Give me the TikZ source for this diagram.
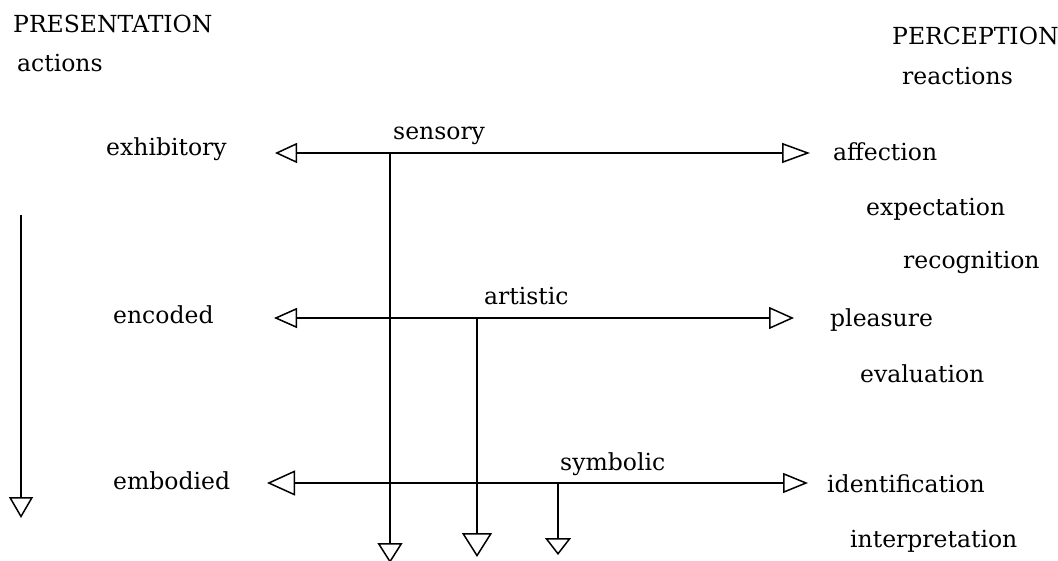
\documentclass[tikz,border=0pt]{standalone}
\usepackage{fontspec}
\setmainfont{DejaVu Serif}
\usetikzlibrary{arrows.meta}
\tikzset{
  lbl/.style={anchor=base west, inner sep=0pt, font=\fontsize{23.5}{27}\selectfont},
  conn/.style={line width=1.5pt, black},
}
\begin{document}
\begin{tikzpicture}[x=1pt, y=-1pt]
\useasboundingbox (0,0) rectangle (1058,561);
% headings
\node[lbl] (pres) at (13,33) {PRESENTATION};
\node[lbl] (act) at (17,72) {actions};
\node[lbl] (perc) at (892,45) {PERCEPTION};
\node[lbl] (react) at (902,85) {reactions};
% left labels
\node[lbl] (exh) at (106,156) {exhibitory};
\node[lbl] (enc) at (113,324) {encoded};
\node[lbl] (emb) at (113,489) {embodied};
% line labels
\node[lbl] (sens) at (393,140) {sensory};
\node[lbl] (art) at (484,305) {artistic};
\node[lbl] (sym) at (560,470) {symbolic};
% right labels
\node[lbl] (aff) at (833,161) {affection};
\node[lbl] (expc) at (866,216) {expectation};
\node[lbl] (recg) at (903,269) {recognition};
\node[lbl] (pleas) at (830,327) {pleasure};
\node[lbl] (evalu) at (860,382) {evaluation};
\node[lbl] (ident) at (827,492) {identification};
\node[lbl] (interp) at (850,547) {interpretation};
% coordinates
\coordinate (h1l) at (275,153);
\coordinate (h1r) at (810,153);
\coordinate (h2l) at (274,318);
\coordinate (h2r) at (794,318);
\coordinate (h3l) at (267,483);
\coordinate (h3r) at (808,483);
\coordinate (v1t) at (390,153);
\coordinate (v1b) at (390,563);
\coordinate (v2t) at (477,318);
\coordinate (v2b) at (477,557);
\coordinate (v3t) at (558,483);
\coordinate (v3b) at (558,555);
\coordinate (lat) at (21,215);
\coordinate (lab) at (21,518);
% connectors
\draw[conn, {Triangle[open,length=22pt,width=20pt]}-{Triangle[open,length=28pt,width=20pt]}] (h1l) -- (h1r);
\draw[conn, {Triangle[open,length=23pt,width=20pt]}-{Triangle[open,length=25pt,width=22pt]}] (h2l) -- (h2r);
\draw[conn, {Triangle[open,length=28pt,width=25pt]}-{Triangle[open,length=25pt,width=20pt]}] (h3l) -- (h3r);
\draw[conn, -{Triangle[open,length=20pt,width=25pt]}] (v1t) -- (v1b);
\draw[conn, -{Triangle[open,length=24pt,width=30pt]}] (v2t) -- (v2b);
\draw[conn, -{Triangle[open,length=17pt,width=26pt]}] (v3t) -- (v3b);
\draw[conn, -{Triangle[open,length=21pt,width=24pt]}] (lat) -- (lab);
\end{tikzpicture}
\end{document}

═══

# Exercise instructions:
Reproduce the data above in full, exactly as it is, with the pictures left out.

# Solution:
Give me the TikZ source for this diagram.
\documentclass[tikz,border=0pt]{standalone}
\usepackage{fontspec}
\setmainfont{DejaVu Serif}
\usetikzlibrary{arrows.meta}
\tikzset{
  lbl/.style={anchor=base west, inner sep=0pt, font=\fontsize{23.5}{27}\selectfont},
  conn/.style={line width=1.5pt, black},
}
\begin{document}
\begin{tikzpicture}[x=1pt, y=-1pt]
\useasboundingbox (0,0) rectangle (1058,561);
% headings
\node[lbl] (pres) at (13,33) {PRESENTATION};
\node[lbl] (act) at (17,72) {actions};
\node[lbl] (perc) at (892,45) {PERCEPTION};
\node[lbl] (react) at (902,85) {reactions};
% left labels
\node[lbl] (exh) at (106,156) {exhibitory};
\node[lbl] (enc) at (113,324) {encoded};
\node[lbl] (emb) at (113,489) {embodied};
% line labels
\node[lbl] (sens) at (393,140) {sensory};
\node[lbl] (art) at (484,305) {artistic};
\node[lbl] (sym) at (560,470) {symbolic};
% right labels
\node[lbl] (aff) at (833,161) {affection};
\node[lbl] (expc) at (866,216) {expectation};
\node[lbl] (recg) at (903,269) {recognition};
\node[lbl] (pleas) at (830,327) {pleasure};
\node[lbl] (evalu) at (860,382) {evaluation};
\node[lbl] (ident) at (827,492) {identification};
\node[lbl] (interp) at (850,547) {interpretation};
% coordinates
\coordinate (h1l) at (275,153);
\coordinate (h1r) at (810,153);
\coordinate (h2l) at (274,318);
\coordinate (h2r) at (794,318);
\coordinate (h3l) at (267,483);
\coordinate (h3r) at (808,483);
\coordinate (v1t) at (390,153);
\coordinate (v1b) at (390,563);
\coordinate (v2t) at (477,318);
\coordinate (v2b) at (477,557);
\coordinate (v3t) at (558,483);
\coordinate (v3b) at (558,555);
\coordinate (lat) at (21,215);
\coordinate (lab) at (21,518);
% connectors
\draw[conn, {Triangle[open,length=22pt,width=20pt]}-{Triangle[open,length=28pt,width=20pt]}] (h1l) -- (h1r);
\draw[conn, {Triangle[open,length=23pt,width=20pt]}-{Triangle[open,length=25pt,width=22pt]}] (h2l) -- (h2r);
\draw[conn, {Triangle[open,length=28pt,width=25pt]}-{Triangle[open,length=25pt,width=20pt]}] (h3l) -- (h3r);
\draw[conn, -{Triangle[open,length=20pt,width=25pt]}] (v1t) -- (v1b);
\draw[conn, -{Triangle[open,length=24pt,width=30pt]}] (v2t) -- (v2b);
\draw[conn, -{Triangle[open,length=17pt,width=26pt]}] (v3t) -- (v3b);
\draw[conn, -{Triangle[open,length=21pt,width=24pt]}] (lat) -- (lab);
\end{tikzpicture}
\end{document}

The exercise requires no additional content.